Manca, insomma, sarebbe stato ucciso perché sapeva troppo. Una versione che sembrerebbe trovare conferma nelle dichiarazioni rese da 5 collaboratori di giustizia, ma che fa storcere il naso a non pochi addetti ai lavori. Tra questi, ad assumere una forte posizione critica verso la “teoria complottista” è stato l’ex procuratore Armando Spataro che, anche recentemente, si è detto contrariato da questa scarsa fiducia nel lavoro dei magistrati e degli inquirenti. Egli ha dichiarato, con toni piuttosto duri, che i giudici si sono espressi bene sul caso Manca, attenendosi alle prove in loro possesso.

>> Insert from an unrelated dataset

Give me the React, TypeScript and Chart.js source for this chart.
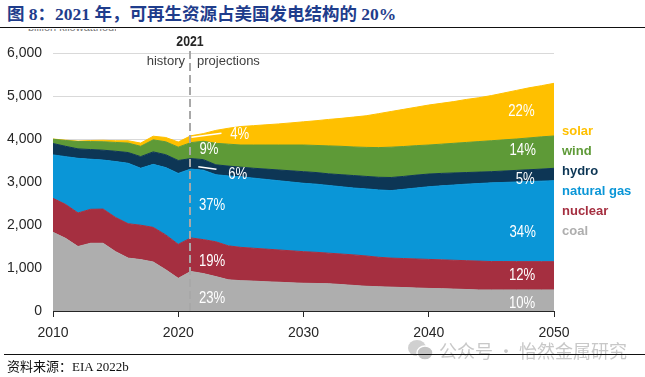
import React, { useEffect, useRef } from "react";
import { Chart, registerables } from "chart.js";

Chart.register(...registerables);

// ---------- data (billion kWh) ----------
const years = [
  2010, 2011, 2012, 2013, 2014, 2015, 2016, 2017, 2018, 2019, 2020,
  2021, 2022, 2023, 2024, 2025, 2026, 2027, 2028, 2029, 2030,
  2031, 2032, 2033, 2034, 2035, 2036, 2037, 2038, 2039, 2040,
  2041, 2042, 2043, 2044, 2045, 2046, 2047, 2048, 2049, 2050,
];
const coal = [
  1830, 1690, 1500, 1575, 1575, 1380, 1230, 1195, 1140, 960, 760,
  920, 870, 800, 725, 705, 695, 680, 670, 655, 645,
  640, 635, 615, 595, 575, 565, 555, 545, 535, 525,
  520, 510, 500, 490, 490, 490, 490, 490, 490, 490,
];
const nuclear = [
  790, 790, 780, 790, 795, 795, 800, 800, 805, 810, 790,
  780, 790, 810, 790, 775, 765, 760, 750, 745, 735,
  725, 710, 710, 710, 705, 685, 675, 675, 675, 675,
  670, 670, 670, 670, 660, 660, 658, 658, 657, 657,
];
const naturalGas = [
  1010, 1110, 1270, 1165, 1140, 1300, 1405, 1325, 1465, 1565, 1650,
  1600, 1615, 1560, 1625, 1640, 1630, 1620, 1610, 1600, 1590,
  1585, 1575, 1565, 1555, 1560, 1565, 1570, 1610, 1650, 1690,
  1720, 1750, 1780, 1805, 1830, 1840, 1852, 1862, 1873, 1883,
];
const hydro = [
  265, 240, 220, 225, 230, 240, 250, 270, 290, 300, 300,
  245, 245, 230, 230, 225, 230, 240, 250, 260, 270,
  270, 270, 280, 290, 290, 295, 305, 300, 300, 295,
  290, 280, 270, 265, 260, 265, 270, 275, 280, 288,
];
const wind = [
  100, 135, 170, 185, 195, 205, 220, 240, 280, 300, 310,
  370, 428, 500, 510, 515, 540, 560, 580, 600, 620,
  630, 650, 660, 665, 675, 690, 705, 695, 685, 675,
  680, 690, 700, 710, 720, 725, 730, 740, 750, 752,
];
const solar = [
  5, 8, 12, 25, 35, 40, 55, 75, 85, 100, 120,
  160, 177, 300, 370, 430, 450, 470, 490, 515, 540,
  575, 615, 650, 695, 735, 790, 830, 865, 895, 930,
  950, 970, 1000, 1020, 1050, 1090, 1130, 1165, 1190, 1225,
];

const seriesNames = ["coal", "nuclear", "natural gas", "hydro", "wind", "solar"];
const seriesValues = [coal, nuclear, naturalGas, hydro, wind, solar];
const seriesColors = ["#AEAEAE", "#A52F40", "#0A96D7", "#0D3655", "#5E9A37", "#FFC000"];
const legendColors = ["#AEAEAE", "#A52F40", "#0A96D7", "#0D3655", "#5E9A37", "#FFC000"];

const yTickStep = 1000;
const yMax = 6000;
const xTickStep = 10;
const dividerYear = 2021;

// share labels: [text, year, value]
const shareLabels: [string, number, number][] = [
  ["4%", 2024.9, 4095],
  ["9%", 2022.45, 3765],
  ["6%", 2024.75, 3165],
  ["37%", 2022.7, 2440],
  ["19%", 2022.7, 1140],
  ["23%", 2022.7, 280],
  ["22%", 2047.4, 4630],
  ["14%", 2047.5, 3720],
  ["5%", 2047.7, 3045],
  ["34%", 2047.5, 1815],
  ["12%", 2047.45, 815],
  ["10%", 2047.45, 165],
];
// leader lines: [year1, value1, year2, value2]
const leaderLines: [number, number, number, number][] = [
  [2021.05, 4040, 2023.45, 4135],
  [2021.6, 3355, 2023.05, 3295],
];

const FONT = '"Liberation Sans", Arial, sans-serif';
const NARROW_SCALE = 0.82;

function narrowText(ctx: any, text: string, px: number, py: number) {
  ctx.save();
  ctx.translate(px, py);
  ctx.scale(NARROW_SCALE, 1);
  ctx.fillText(text, 0, 0);
  ctx.restore();
}

const annotPlugin = {
  id: "annot",
  afterDatasetsDraw(chart: any) {
    const { ctx, chartArea, scales } = chart;
    const x = scales.x;
    const y = scales.y;
    ctx.save();
    // divider
    const dx = Math.round(x.getPixelForValue(dividerYear)) - 1;
    ctx.strokeStyle = "#A8A8A8";
    ctx.lineWidth = 2;
    ctx.setLineDash([8, 4]);
    ctx.beginPath();
    ctx.moveTo(dx, chartArea.top - 2);
    ctx.lineTo(dx, chartArea.bottom);
    ctx.stroke();
    ctx.setLineDash([]);

    // 2021 / history / projections
    ctx.fillStyle = "#262626";
    ctx.font = `bold 15px ${FONT}`;
    ctx.textAlign = "center";
    ctx.textBaseline = "middle";
    narrowText(ctx, String(dividerYear), dx, chartArea.top - 11);
    ctx.font = `13px ${FONT}`;
    ctx.fillStyle = "#404040";
    ctx.textAlign = "right";
    ctx.fillText("history", dx - 5, chartArea.top + 8);
    ctx.textAlign = "left";
    ctx.fillText("projections", dx + 7, chartArea.top + 8);

    // leader lines
    ctx.strokeStyle = "#FFFFFF";
    ctx.lineWidth = 1.5;
    leaderLines.forEach(([x1, v1, x2, v2]) => {
      ctx.beginPath();
      ctx.moveTo(x.getPixelForValue(x1), y.getPixelForValue(v1));
      ctx.lineTo(x.getPixelForValue(x2), y.getPixelForValue(v2));
      ctx.stroke();
    });

    // share labels
    ctx.fillStyle = "#FFFFFF";
    ctx.font = `16px ${FONT}`;
    ctx.textAlign = "center";
    ctx.textBaseline = "middle";
    shareLabels.forEach(([t, yr, v]) => {
      narrowText(ctx, t, x.getPixelForValue(yr), y.getPixelForValue(v));
    });

    // legend (top to bottom: solar ... coal)
    ctx.font = `bold 13px ${FONT}`;
    ctx.textAlign = "left";
    const lx = chartArea.right + 8;
    const ly0 = chartArea.top + 78;
    for (let k = 0; k < seriesNames.length; k++) {
      const i = seriesNames.length - 1 - k;
      ctx.fillStyle = legendColors[i];
      ctx.fillText(seriesNames[i], lx, ly0 + k * 20);
    }
    ctx.restore();
  },
};

export default function App() {
  const ref = useRef<HTMLCanvasElement | null>(null);

  useEffect(() => {
    if (!ref.current) return;
    const datasets = seriesValues.map((vals, i) => ({
      label: seriesNames[i],
      data: years.map((yr, j) => ({ x: yr, y: vals[j] })),
      backgroundColor: seriesColors[i],
      borderColor: seriesColors[i],
      borderWidth: 1,
      pointRadius: 0,
      tension: 0,
      fill: i === 0 ? "origin" : "-1",
    }));
    const chart = new Chart(ref.current, {
      type: "line",
      data: { datasets },
      plugins: [annotPlugin],
      options: {
        animation: false,
        responsive: false,
        layout: { padding: { left: 0, top: 53, right: 91, bottom: 0 } },
        plugins: { legend: { display: false }, tooltip: { enabled: false } },
        scales: {
          x: {
            type: "linear",
            min: years[0],
            max: years[years.length - 1],
            afterFit: (s: any) => {
              s.height = 66;
            },
            ticks: {
              stepSize: xTickStep,
              callback: (v: any) => String(v),
              font: { size: 14, family: FONT },
              color: "#262626",
              padding: 8,
              maxRotation: 0,
            },
            grid: {
              drawOnChartArea: false,
              drawTicks: true,
              tickLength: 6,
              tickColor: "#262626",
              tickWidth: 1,
            },
            border: { display: true, color: "#262626", width: 1 },
          },
          y: {
            stacked: true,
            min: 0,
            max: yMax,
            afterFit: (s: any) => {
              s.width = 53;
            },
            ticks: {
              stepSize: yTickStep,
              callback: (v: any) => Number(v).toLocaleString("en-US"),
              font: { size: 14, family: FONT },
              color: "#262626",
              padding: 11,
            },
            grid: { color: "#D9D9D9", lineWidth: 1, drawTicks: false },
            border: { display: false },
          },
        },
      },
    });
    return () => chart.destroy();
  }, []);

  return (
    <div style={{ position: "absolute", left: 0, top: 0, width: 645, height: 377, background: "#fff", overflow: "hidden" }}>
      <div
        style={{
          position: "absolute",
          left: 7,
          top: 4,
          fontFamily: '"Liberation Serif", "Noto Sans CJK SC", serif',
          fontWeight: "bold",
          fontSize: 17.5,
          color: "#1F3D8C",
          whiteSpace: "nowrap",
          lineHeight: "21px",
        }}
      >
        图 8：2021 年，可再生资源占美国发电结构的 20%
      </div>
      <div style={{ position: "absolute", left: 0, top: 27, width: 645, height: 1, background: "#111" }} />
      <div style={{ position: "absolute", left: 28, top: 29, width: 88, height: 4, overflow: "hidden" }}>
        <div style={{ position: "absolute", left: 0, bottom: 0, fontFamily: FONT, fontSize: 11, color: "#777", whiteSpace: "nowrap", lineHeight: "11px" }}>
          billion kilowatthours
        </div>
      </div>
      <canvas ref={ref} width={645} height={377} style={{ position: "absolute", left: 0, top: 0, width: 645, height: 377 }} />
      <div style={{ position: "absolute", left: 407, top: 339, display: "flex", alignItems: "center", color: "#C8C8C8", fontFamily: '"Noto Sans CJK SC", sans-serif', fontSize: 18, whiteSpace: "nowrap", lineHeight: "20px" }}>
        <svg width="28" height="22" viewBox="0 0 28 22" style={{ marginRight: 4 }}>
          <ellipse cx="10" cy="9" rx="9" ry="8" fill="#D0D0D0" />
          <ellipse cx="18" cy="14" rx="8" ry="7" fill="#C4C4C4" stroke="#fff" strokeWidth="1.5" />
        </svg>
        公众号 · 怡然金属研究
      </div>
      <div style={{ position: "absolute", left: 4, top: 354, width: 641, height: 1, background: "#111" }} />
      <div style={{ position: "absolute", left: 7, top: 358, fontFamily: '"Liberation Serif", "Noto Sans CJK SC", serif', fontSize: 13, color: "#111", whiteSpace: "nowrap", lineHeight: "18px" }}>
        资料来源：EIA 2022b
      </div>
    </div>
  );
}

Posizione legittima, ma il punto di fondo in questa vicenda non è la buona fede dei magistrati, che non è in alcun modo messa in discussione, così come non si discute il loro doversi attenere alle prove nell’emettere un giudizio. Il problema è che, a distanza di 15 anni, le anomalie sul caso permangono e troppi dettagli sembrano stridere con la versione ufficiale. E questo è innegabile. “Prove”  è la parola chiave individuata dal procuratore Spataro e forse, proprio in questa ottica di reperimento di maggiori prove, andrebbe seriamente presa in considerazione la richiesta della famiglia Manca di riesumare il cadavere di Attilio per sottoporlo ad una nuova perizia autoptica; richiesta in favore della quale è stata recentemente attivata anche una petizione on line.

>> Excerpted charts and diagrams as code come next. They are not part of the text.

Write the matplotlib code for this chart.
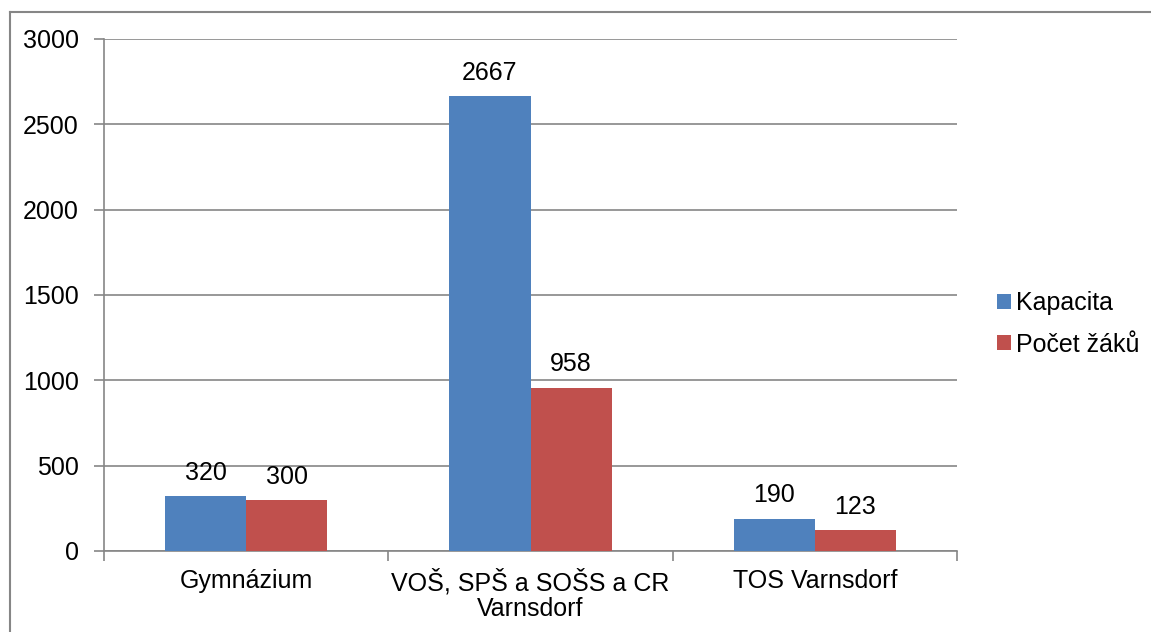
import matplotlib
matplotlib.use("Agg")
import matplotlib.pyplot as plt
import numpy as np
from matplotlib.lines import Line2D

categories = ["Gymnázium", "VOŠ, SPŠ a SOŠS a CR\nVarnsdorf", "TOS Varnsdorf"]
series_names = ["Kapacita", "Počet žáků"]
kapacita = [320, 2667, 190]
pocet = [300, 958, 123]
yticks = [0, 500, 1000, 1500, 2000, 2500, 3000]

plt.rcParams['font.family'] = ['Liberation Sans', 'DejaVu Sans']
FS = 18
GRID = '#868686'

fig = plt.figure(figsize=(11.51, 6.32), dpi=100)
ax = fig.add_axes([104/1151, 81/632, (957-104)/1151, (551-39)/632])

x = np.arange(len(categories))
w = 0.2857
colors = ['#4F81BD', '#C0504D']
for i, (vals, name) in enumerate(zip([kapacita, pocet], series_names)):
    bars = ax.bar(x + (i - 0.5) * w, vals, width=w, color=colors[i], label=name,
                  zorder=3, edgecolor='none')
    for b, v in zip(bars, vals):
        ax.annotate(str(v), (b.get_x() + b.get_width() / 2, v), xytext=(0, 8),
                    textcoords='offset points', ha='center', va='bottom', fontsize=FS)

ax.set_xlim(-0.5, len(categories) - 0.5)
ax.set_ylim(0, 3000)
ax.set_yticks(yticks)
ax.set_yticklabels([str(t) for t in yticks], fontsize=FS)
ax.yaxis.grid(True, color=GRID, linewidth=1.2, zorder=0)
ax.set_axisbelow(True)

# category labels and boundary ticks
ax.set_xticks(np.arange(-0.5, len(categories) + 0.5, 1.0))
ax.set_xticklabels([''] * (len(categories) + 1))
ax.set_xticks(x, minor=True)
ax.set_xticklabels(categories, minor=True, fontsize=FS, linespacing=1.1)
ax.tick_params(axis='x', which='major', length=7, width=1.2, color=GRID)
ax.tick_params(axis='x', which='minor', length=0, pad=13)
ax.tick_params(axis='y', length=7, width=1.2, color=GRID, pad=11)

for s in ['top', 'right']:
    ax.spines[s].set_visible(False)
for s in ['left', 'bottom']:
    ax.spines[s].set_color(GRID)
    ax.spines[s].set_linewidth(1.2)

leg = ax.legend(loc='center left', bbox_to_anchor=(997/1151, 1 - 324/632),
                bbox_transform=fig.transFigure, frameon=False, fontsize=FS,
                handlelength=0.55, handleheight=0.55, handletextpad=0.2,
                labelspacing=0.7, borderaxespad=0, borderpad=0)

# chart border
fig.add_artist(Line2D([10/1151, 10/1151], [0, 1 - 12/632], color=GRID, lw=1.5,
                      transform=fig.transFigure))
fig.add_artist(Line2D([10/1151, 1], [1 - 12/632, 1 - 12/632], color=GRID, lw=1.5,
                      transform=fig.transFigure))

fig.savefig("out.png", dpi=100)
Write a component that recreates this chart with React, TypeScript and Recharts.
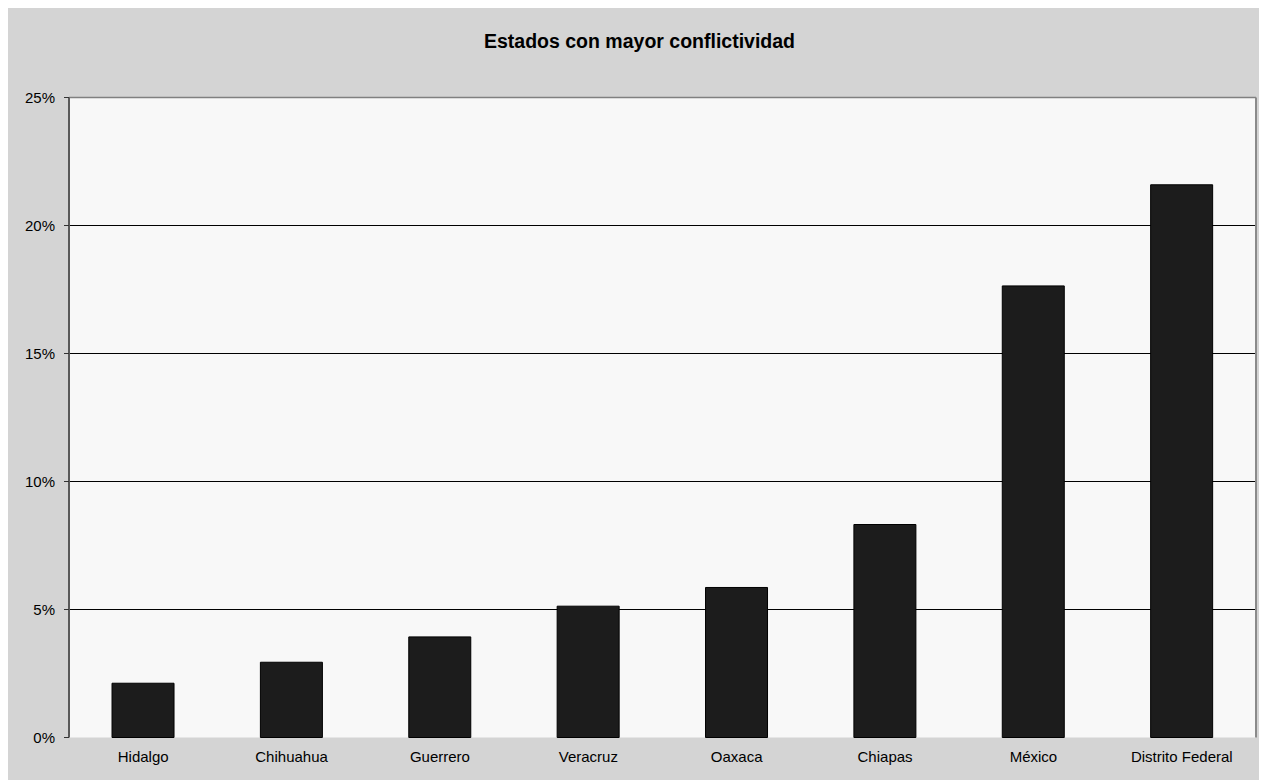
import React from 'react';
import {
  BarChart,
  Bar,
  XAxis,
  YAxis,
  CartesianGrid,
  ReferenceLine,
} from 'recharts';

const estados = [
  'Hidalgo',
  'Chihuahua',
  'Guerrero',
  'Veracruz',
  'Oaxaca',
  'Chiapas',
  'México',
  'Distrito Federal',
];

// porcentaje de conflictos por estado
const porcentajes = [2.12, 2.94, 3.93, 5.13, 5.86, 8.32, 17.64, 21.59];

const yTicks = [0, 5, 10, 15, 20, 25];

// divisiones entre categorías (eje numérico auxiliar)
const divisiones = [0, 1, 2, 3, 4, 5, 6, 7, 8];

const data = estados.map((estado, i) => ({ estado, valor: porcentajes[i] }));

const FONT = '"Liberation Sans", Arial, sans-serif';
const W = 1259;
const H = 772;

export default function App() {
  return (
    <div
      style={{
        width: W,
        height: H,
        background: '#d4d4d4',
        position: 'relative',
        fontFamily: FONT,
      }}
    >
      <div
        style={{
          position: 'absolute',
          top: 22,
          left: 2,
          width: W,
          textAlign: 'center',
          fontWeight: 'bold',
          fontSize: 19.5,
          color: '#000',
        }}
      >
        Estados con mayor conflictividad
      </div>
      <BarChart
        width={W}
        height={H}
        data={data}
        margin={{ top: 89.5, right: 0, bottom: 0, left: 0 }}
        barCategoryGap="29%"
      >
        <CartesianGrid
          vertical={false}
          horizontalValues={[5, 10, 15, 20]}
          stroke="#000"
          fill="#f8f8f8"
          fillOpacity={1}
          yAxisId="l"
        />
        <XAxis
          xAxisId="div"
          type="number"
          domain={[0, 8]}
          ticks={divisiones}
          height={0}
          tick={false}
          tickSize={5}
          axisLine={{ stroke: '#000', strokeWidth: 1.5 }}
          tickLine={{ stroke: '#333' }}
          allowDataOverflow
        />
        <XAxis
          dataKey="estado"
          height={42.5}
          interval={0}
          axisLine={false}
          tickLine={false}
          tickMargin={8}
          tick={{ fontSize: 15, fill: '#000', fontFamily: FONT }}
        />
        <YAxis
          yAxisId="l"
          domain={[0, 25]}
          ticks={yTicks}
          width={61}
          tickFormatter={(v) => `${v}%`}
          tickSize={5}
          tickMargin={9}
          axisLine={{ stroke: '#595959', strokeWidth: 2 }}
          tickLine={{ stroke: '#333' }}
          tick={{ fontSize: 15, fill: '#000', fontFamily: FONT }}
        />
        <YAxis
          yAxisId="r"
          orientation="right"
          domain={[0, 25]}
          width={11}
          tick={false}
          tickLine={false}
          axisLine={{ stroke: '#8a8a8a', strokeWidth: 2 }}
        />
        <ReferenceLine yAxisId="l" y={25} stroke="#808080" strokeWidth={1.5} />
        <Bar
          dataKey="valor"
          yAxisId="l"
          fill="#1c1c1c"
          stroke="#000"
          strokeWidth={1}
          isAnimationActive={false}
        />
      </BarChart>
    </div>
  );
}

“Le ultime opportunità scientifiche e tecnologiche – ha spiegato Antonio Ingroia, legale della famiglia Manca – permettono, anche a distanza di anni, di far diventare un cadavere principale fonte di prova. La salma di Attilio Manca potrebbe dire se era davvero un tossicodipendente e dare la data approssimativa d’assunzione dell’ultima sostanza. E gli accertamenti sullo scheletro possono permettere di verificare eventuali traumi, colpi o lesioni subite”.

“Sono trascorsi 15 anni da quel lontano 2004 – ci ha detto Angela Manca madre di Attilio, da noi contattata telefonicamente – giorno in cui mi hanno privato per sempre di un figlio. Ho lottato con tutte le forze per avere verità e giustizia, ho lottato perché venisse istituito un giusto processo”.  “A luglio dello scorso anno – prosegue la signora Manca – la Procura di Roma ha messo il sigillo sulla morte di Attilio, senza tener conto delle dichiarazioni di ben 5 pentiti, senza provare imbarazzo nel guardare la foto di mio figlio col volto devastato, crocifisso sul suo letto, non tenendo conto del mancinismo di mio figlio”. Infine, una speranza di giustizia e una certezza di verità: “Sono molto addolorata – conclude Angela – per quanto accaduto, ma mai rassegnata. La verità è una sola e, nonostante tutti i depistaggi e gli insabbiamenti, verrà fuori. È questione di tempo”.

Un’esigenza di verità più che condivisibile. Dopo 15 anni non ci può essere ancora spazio per i dubbi, è necessario risolvere gli enigmi così da individuare una versione dei fatti convincente, scevra da ogni anomalia o sospetto. Una versione dei fatti che fornisca una sola verità che, essendo inattaccabile, soddisfi tutti e cancelli lo scetticismo.